Amazonian Internet cafes have successfully killed my will to write long, verbose blogs and run on sentences. So I’m limiting this blog to a few bullet points and a bird list.

• We made it to the Brasil! Don now pauses frequently to scan the banks for the famed g-string clad Brasilian beauty. So far, he hasn’t spotted one, but I will update this status once we get to Manaus.

• The river dolphins continue to evade our photographic efforts, although we still see them frequently.

• A few days before arriving at the Brasil/Peru/Colombia border, we hit the confluence with the Rio Napo. For those of you who are a little rusty on your Amazon Basin geography, the Napo comes from Ecuador. Every river on the Eastern Slope of the Andes that Don and I used to guide on in Ecuador flows into the Napo, so it was special for us to see the terminus. We also particularly enjoyed the Napo because it had very good flow and help to carry us downriver.

• Peruvian bird list for all you bird nerds out there.

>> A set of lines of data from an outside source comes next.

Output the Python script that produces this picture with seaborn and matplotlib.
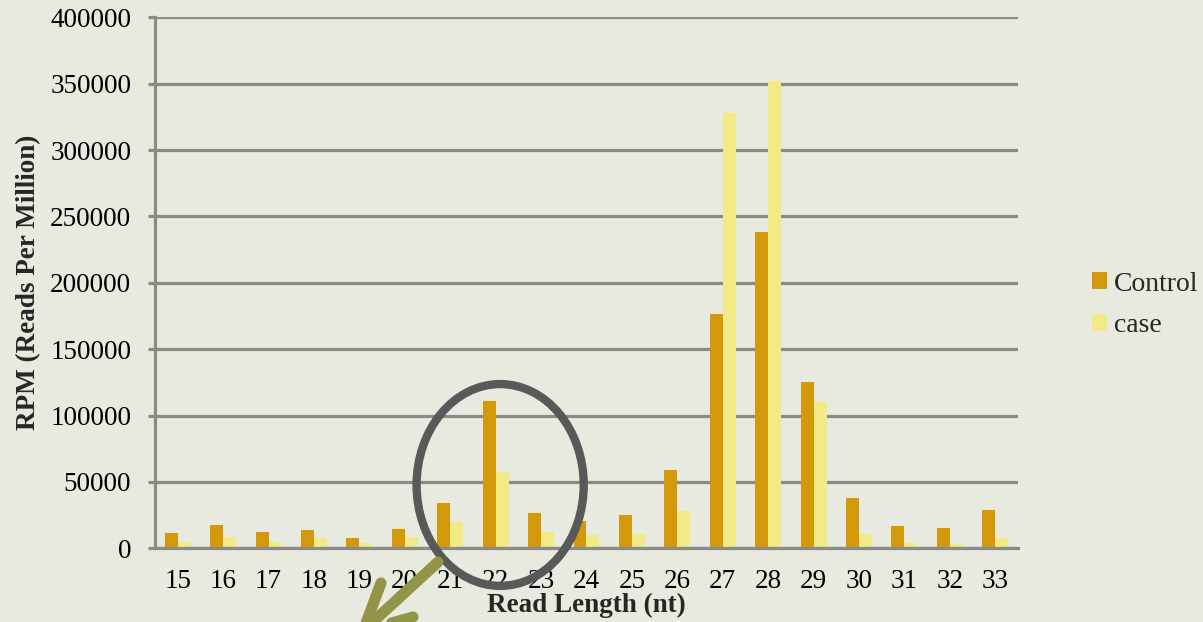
import matplotlib
matplotlib.use("Agg")
import matplotlib.pyplot as plt
from matplotlib.lines import Line2D
from matplotlib.patches import Ellipse
from matplotlib.ticker import FixedLocator
from matplotlib.transforms import IdentityTransform
import pandas as pd
import seaborn as sns

# Read-length distribution of small RNA reads (reads per million)
read_lengths = [15, 16, 17, 18, 19, 20, 21, 22, 23, 24,
                25, 26, 27, 28, 29, 30, 31, 32, 33]
control_rpm = [11400, 17700, 11900, 13700, 7400, 14900, 34400, 111100, 26700, 20700,
               25200, 59000, 176500, 238200, 125200, 37700, 16700, 15600, 28700]
case_rpm = [4900, 8400, 5100, 8100, 4100, 8400, 19900, 57500, 11900, 9900,
            10900, 28200, 328000, 352000, 109900, 10900, 3900, 3400, 8100]
group_names = ["Control", "case"]
y_ticks = [0, 50000, 100000, 150000, 200000, 250000, 300000, 350000, 400000]

df = pd.DataFrame({
    "length": [str(v) for v in read_lengths] * 2,
    "group": [group_names[0]] * len(read_lengths) + [group_names[1]] * len(read_lengths),
    "rpm": control_rpm + case_rpm,
})

BG = "#e8eadf"
GRID = "#8a8a8a"
sns.set_theme(style="white")
plt.rcParams["font.family"] = ["Liberation Serif", "DejaVu Serif"]

fig = plt.figure(figsize=(12.03, 6.22), dpi=100, facecolor=BG)
ax = fig.add_axes([0.1288, 0.1185, 0.7174, 0.8537])
ax.set_facecolor(BG)

sns.barplot(data=df, x="length", y="rpm", hue="group",
            palette=["#d4990a", "#f2ea86"], width=0.57, saturation=1,
            linewidth=0, ax=ax, legend=True, zorder=3)

ax.set_ylim(0, 400000)
ax.set_xlim(-0.5, len(read_lengths) - 0.5)
ax.set_yticks(y_ticks)
ax.set_yticklabels([str(v) for v in y_ticks])
ax.yaxis.grid(True, color=GRID, linewidth=2.3)
ax.xaxis.grid(False)
ax.set_axisbelow(True)

for side in ["top", "right"]:
    ax.spines[side].set_visible(False)
for side in ["left", "bottom"]:
    ax.spines[side].set_color(GRID)
    ax.spines[side].set_linewidth(2.3)
    ax.spines[side].set_zorder(4)

# category boundary ticks on the x axis
ax.xaxis.set_minor_locator(FixedLocator([i - 0.5 for i in range(len(read_lengths) + 1)]))
ax.tick_params(axis="x", which="major", length=0, pad=15, labelsize=19.5, labelcolor="black")
ax.tick_params(axis="x", which="minor", length=5.5, width=2.3, color=GRID, direction="out")
ax.tick_params(axis="y", which="major", length=5, width=2.3, color=GRID, pad=12,
               labelsize=19.5, labelcolor="black", left=True)

ax.set_xlabel("Read Length (nt)", fontsize=19.5, fontweight="bold", va="center")
ax.xaxis.set_label_coords(0.5, -0.108)
ax.set_ylabel("RPM (Reads Per Million)", fontsize=19.5, fontweight="bold", va="center")
ax.yaxis.set_label_coords(-0.146, 0.5)

handles, labels = ax.get_legend_handles_labels()
ax.legend(handles, labels, loc="center left",
          bbox_to_anchor=(1092 / 1203, 1 - 305 / 622), bbox_transform=fig.transFigure,
          frameon=False, fontsize=20, handlelength=0.55, handleheight=0.55,
          handletextpad=0.25, labelspacing=0.6, borderpad=0, borderaxespad=0)

# highlight the 21-23 nt window
ring = Ellipse((7.1, 47700), width=3.68, height=152000, fill=False,
               edgecolor="#595959", linewidth=6, zorder=6, clip_on=False)
ax.add_patch(ring)

# pointer arrow leaving the chart at the bottom (figure pixel coordinates)
H = 622
arrow_style = dict(color="#929447", linewidth=8, solid_capstyle="round",
                   solid_joinstyle="round", transform=IdentityTransform(), zorder=10)
tip = (363, H - 631)
fig.add_artist(Line2D([438, tip[0]], [H - 562, tip[1]], **arrow_style))
fig.add_artist(Line2D([381, tip[0], 413], [H - 583, tip[1], H - 617], **arrow_style))

fig.savefig("out.png", dpi=100, facecolor=BG)
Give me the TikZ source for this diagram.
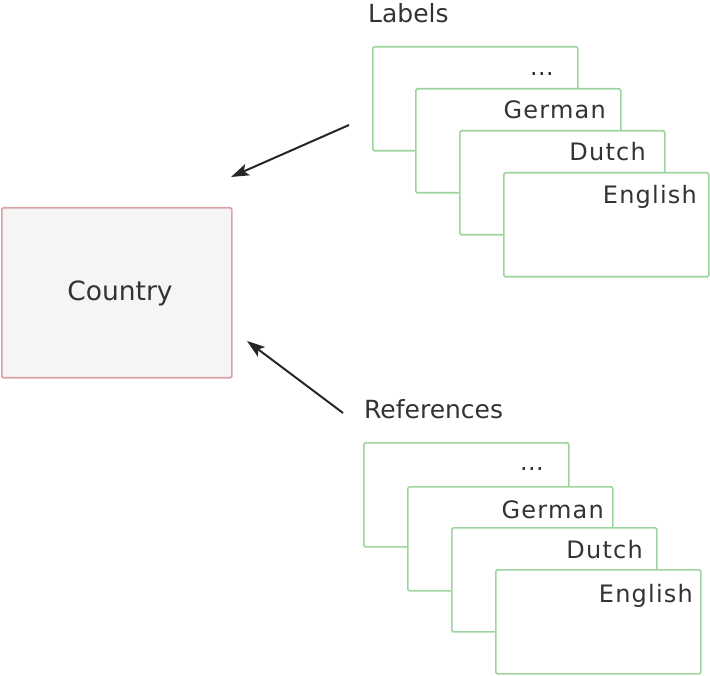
\documentclass[tikz,border=0pt]{standalone}
\usepackage{fontspec}
\setmainfont{DejaVu Sans}
\newfontfamily\spacedfont{DejaVu Sans}[LetterSpace=5]
\usetikzlibrary{arrows.meta}
\definecolor{boxgreen}{HTML}{9ED49E}
\definecolor{boxred}{HTML}{D9A3A6}
\definecolor{boxgray}{HTML}{F5F5F5}
\definecolor{txt}{HTML}{333333}
\tikzset{
  card/.style={draw=boxgreen, line width=1.7pt, fill=white, rounded corners=1.5pt,
    anchor=north west, inner sep=0pt, minimum width=205pt, minimum height=104pt},
  cardtext/.style={anchor=base east, inner sep=0pt, text=txt, font=\spacedfont\fontsize{24}{28}\selectfont},
  title/.style={anchor=base west, inner sep=0pt, text=txt, font=\fontsize{25}{30}\selectfont},
  entity/.style={draw=boxred, line width=1.7pt, fill=boxgray, rounded corners=1.5pt,
    anchor=north west, inner sep=0pt, minimum width=230pt, minimum height=170pt},
  conn/.style={line width=2pt, draw=black!85, -{Stealth[length=18pt,width=12pt,inset=4pt]}}
}
\begin{document}
\begin{tikzpicture}[x=1pt,y=-1pt]
\useasboundingbox (0,0) rectangle (710,676);
% Country
\node[entity] (country) at (1,207) {};
\node[anchor=base, inner sep=0pt, text=txt, font=\fontsize{26.5}{30}\selectfont] (countrytxt) at (120,301) {Country};
% Labels stack
\node[title] (labels) at (368,23) {Labels};
\node[card] (l1) at (372,46) {};
\node[cardtext, font=\fontsize{24}{28}\selectfont] (l1t) at (554,76) {…};
\node[card] (l2) at (415,88) {};
\node[cardtext] (l2t) at (606,119) {German};
\node[card] (l3) at (459,130) {};
\node[cardtext] (l3t) at (646,161) {Dutch};
\node[card] (l4) at (503,172) {};
\node[cardtext] (l4t) at (697,204) {English};
% References stack
\node[title] (refs) at (364,419) {References};
\node[card] (r1) at (363,442) {};
\node[cardtext, font=\fontsize{24}{28}\selectfont] (r1t) at (544,471) {…};
\node[card] (r2) at (407,486) {};
\node[cardtext] (r2t) at (604,518) {German};
\node[card] (r3) at (451,527) {};
\node[cardtext] (r3t) at (643,558) {Dutch};
\node[card] (r4) at (495,569) {};
\node[cardtext] (r4t) at (693,602) {English};
% arrows
\coordinate (a1s) at (349,125);
\coordinate (a1e) at (231,177);
\coordinate (a2s) at (343,413);
\coordinate (a2e) at (247,341);
\draw[conn] (a1s) -- (a1e);
\draw[conn] (a2s) -- (a2e);
\end{tikzpicture}
\end{document}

The birds are listed in no particular order.

Neotropic cormorant
Great egret
Striated heron
Fasciated tiger heron
Jabiru (stork)
Roseate spoonbill
Andean swift
Swallow tailed kite
Horned screamer
Andean goose
Andean condor
Black vulture
Turkey vulture
Black collared hawk
Black chested buzzard eagle
Spix’s guan
Salvin’s curassow
Chilean flamingo
Common nighthawk
White throated toucan
Lots of terns…just not sure which ones
Torrent duck
Cattle egret
Snowy egret
Black crowned night heron
Puna ibis
Yellow headed caracara
Red throated caracara
Collared plover
Sandpipers–not sure which ones
Blue and yellow macaw
Blue headed macaw
White eyed parakeet
Parrots and parrotlets–tons of them, but very hard to identify which ones
Greater ani
Swifts–not sure which ones
Ringed kingfisher
Aracaris…again, not sure which ones
Emerald toucanet
Andean coot
Green jay (aka inca jay)
Crested oropendola
Yellow rumped cacique
Martins. Lots! Don’t know which
White-capped dipper

Ok, that is it until we hit Manaus. Bye bye Peru, viva Brasil!